How it works
The event model
Section titled “The event model”TraceStax is event-driven. Your SDK emits a task_event for each notable state transition in a job’s lifecycle:
| Status | When it fires |
|---|---|
started | Immediately when the worker picks up the job |
succeeded | When the job completes without raising an exception |
failed | When the job raises an unhandled exception |
retried | When a failed job is retried |
stalled | When a job stops making progress |
timeout | When a job exceeds its time limit |
Each event carries: job name, queue name, worker.key, duration, retry count, optional error details (including stack traces), and a timestamp. No payload data or PII is collected.
The ingest pipeline
Section titled “The ingest pipeline”Events are sent via HTTPS to ingest.tracestax.com. The pipeline is built on Cloudflare Workers and processes events at the edge closest to your worker fleet, globally — typical ingest latency is under 30ms.
Events are written to a time-series store scoped to your project. Your API key authenticates the connection; all traffic is TLS 1.3.
Anomaly detection
Section titled “Anomaly detection”TraceStax builds a rolling statistical baseline for each (job_name, queue) pair — tracking median duration, p95 duration, and failure rate over a configurable lookback window (default: 7 days).

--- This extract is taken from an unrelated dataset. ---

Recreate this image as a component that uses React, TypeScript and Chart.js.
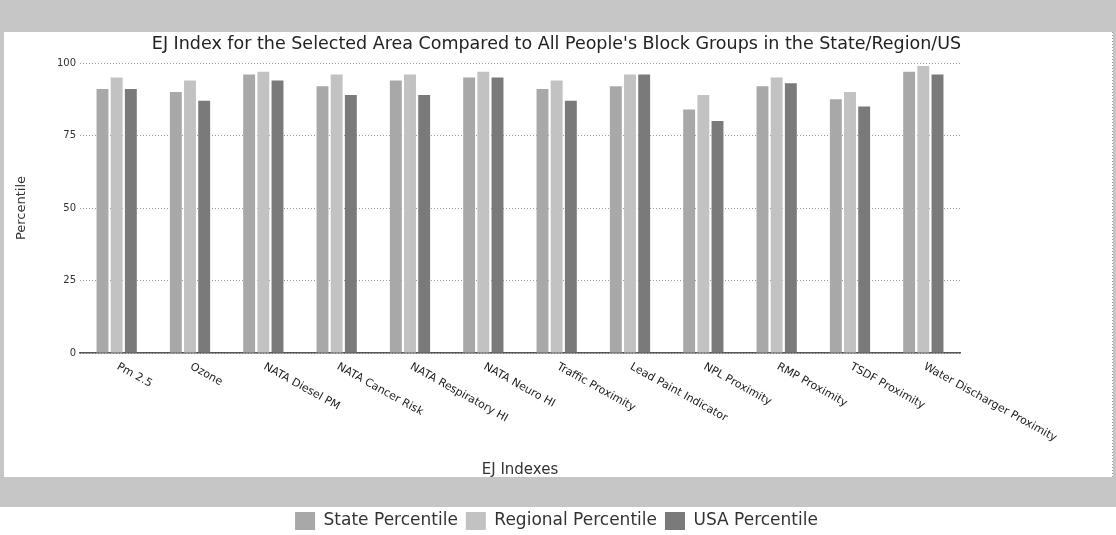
import React, { useEffect, useRef } from "react";
import { Chart, registerables } from "chart.js";

Chart.register(...registerables);

const categories = [
  "Pm 2.5",
  "Ozone",
  "NATA Diesel PM",
  "NATA Cancer Risk",
  "NATA Respiratory HI",
  "NATA Neuro HI",
  "Traffic Proximity",
  "Lead Paint Indicator",
  "NPL Proximity",
  "RMP Proximity",
  "TSDF Proximity",
  "Water Discharger Proximity",
];
const statePercentile = [91, 90, 96, 92, 94, 95, 91, 92, 84, 92, 87.5, 97];
const regionalPercentile = [95, 94, 97, 96, 96, 97, 94, 96, 89, 95, 90, 99];
const usaPercentile = [91, 87, 94, 89, 89, 95, 87, 96, 80, 93, 85, 96];
const yTicks = [0, 25, 50, 75, 100];

const titleText =
  "EJ Index for the Selected Area Compared to All People's Block Groups in the State/Region/US";

const BAND = "#c6c6c6";

const framePlugin = {
  id: "frame",
  beforeDraw(chart: any) {
    const { ctx, width, height } = chart;
    ctx.save();
    ctx.fillStyle = "#ffffff";
    ctx.fillRect(0, 0, width, height);
    ctx.fillStyle = BAND;
    ctx.fillRect(0, 0, width, 32);
    ctx.fillRect(0, 477, width, 30);
    ctx.fillRect(0, 0, 4, 507);
    ctx.fillRect(width - 3, 0, 3, 507);
    ctx.strokeStyle = "#9a9a9a";
    ctx.lineWidth = 1;
    ctx.setLineDash([1, 2]);
    ctx.beginPath();
    ctx.moveTo(width - 3.5, 32);
    ctx.lineTo(width - 3.5, 477);
    ctx.stroke();
    ctx.restore();
  },
};

const xLabelPlugin = {
  id: "xLabels",
  afterDraw(chart: any) {
    const xs = chart.scales.x;
    const ctx = chart.ctx;
    ctx.save();
    ctx.font = '11px "DejaVu Sans"';
    ctx.fillStyle = "#222";
    ctx.textAlign = "left";
    ctx.textBaseline = "middle";
    categories.forEach((c, i) => {
      const px = xs.getPixelForTick(i);
      ctx.save();
      ctx.translate(px + 1, xs.top + 13);
      ctx.rotate((29 * Math.PI) / 180);
      ctx.fillText(c, 0, 0);
      ctx.restore();
    });
    ctx.restore();
  },
};

export default function App() {
  const ref = useRef<HTMLCanvasElement | null>(null);

  useEffect(() => {
    document.body.style.margin = "0";
    const canvas = ref.current;
    if (!canvas) return;
    const chart = new Chart(canvas, {
      type: "bar",
      data: {
        labels: categories,
        datasets: [
          {
            label: "State Percentile",
            data: statePercentile,
            backgroundColor: "#a8a8a8",
            borderWidth: 0,
          },
          {
            label: "Regional Percentile",
            data: regionalPercentile,
            backgroundColor: "#c2c2c2",
            borderWidth: 0,
          },
          {
            label: "USA Percentile",
            data: usaPercentile,
            backgroundColor: "#7a7a7a",
            borderWidth: 0,
          },
        ],
      },
      options: {
        responsive: false,
        animation: false,
        maintainAspectRatio: false,
        layout: { padding: { top: 32, left: 10, right: 13, bottom: -5 } },
        datasets: {
          bar: { categoryPercentage: 0.58, barPercentage: 0.84 },
        },
        plugins: {
          title: {
            display: true,
            text: titleText,
            color: "#222",
            font: { family: '"DejaVu Sans"', size: 17.5, weight: "normal" },
            padding: { top: 2, bottom: 8 },
          },
          legend: {
            position: "bottom",
            labels: {
              color: "#333",
              font: { family: '"DejaVu Sans"', size: 17 },
              boxWidth: 20,
              boxHeight: 18,
              padding: 8,
            },
          },
          tooltip: { enabled: false },
        },
        scales: {
          x: {
            afterFit: (s: any) => {
              s.height = 151;
            },
            grid: { display: false },
            border: { display: true, color: "#555", width: 1.5 },
            ticks: { display: false },
            title: {
              display: true,
              text: "EJ Indexes",
              color: "#333",
              font: { family: '"DejaVu Sans"', size: 15 },
              padding: { top: 4, bottom: 25 },
            },
          },
          y: {
            min: 0,
            max: 100,
            afterFit: (s: any) => {
              s.width = 70;
            },
            afterBuildTicks: (s: any) => {
              s.ticks = yTicks.map((v) => ({ value: v }));
            },
            grid: { color: "#9a9a9a", lineWidth: 1, drawTicks: false },
            border: { display: false, dash: [1, 2] },
            ticks: {
              color: "#333",
              font: { family: '"DejaVu Sans"', size: 10 },
              padding: 4,
            },
            title: {
              display: true,
              text: "Percentile",
              color: "#333",
              font: { family: '"DejaVu Sans"', size: 13 },
              padding: { top: 4, bottom: 4 },
            },
          },
          yRight: {
            position: "right",
            min: 0,
            max: 1,
            afterFit: (s: any) => {
              s.width = 143;
            },
            grid: { display: false, drawTicks: false },
            border: { display: false },
            ticks: { display: false },
          },
        },
      },
      plugins: [framePlugin, xLabelPlugin],
    });
    return () => chart.destroy();
  }, []);

  return <canvas ref={ref} width={1116} height={535} style={{ display: "block" }} />;
}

When a new event deviates significantly from the baseline, an alert fires. This means:
- No manual thresholds to configure
- No alert fatigue from static rules that go stale
- Automatic adaptation as your workload changes
See Anomaly detection for the full algorithm.
Worker fleet tracking
Section titled “Worker fleet tracking”Every event includes a worker.key — a stable identifier for the process that ran the job. TraceStax uses this to build a real-time view of your fleet: which workers are active, their last-seen time, and their concurrency utilisation.
Alert routing
Section titled “Alert routing”When an anomaly is detected, TraceStax calls your configured on-call webhook — PagerDuty, OpsGenie, Slack, or any of the supported integrations. Alerts de-duplicate and auto-resolve when the job behaviour returns to baseline.
Troubleshooting
Section titled “Troubleshooting”No events appearing in the dashboard
- Check your API key is correct and hasn’t been rotated
- Confirm your worker process can reach
ingest.tracestax.comover HTTPS (port 443) - Look for SDK errors in your worker logs — the SDK logs a warning if the ingest call fails
- Check the project event limit hasn’t been reached (visible in Settings → Usage)
Events appearing but no alerts firing
- Anomaly detection requires a baseline to be established — this typically takes 24–48 hours of event data
- Check your alert routing configuration in Settings → Alerts
- Verify your on-call integration is connected (test button available in the integration settings)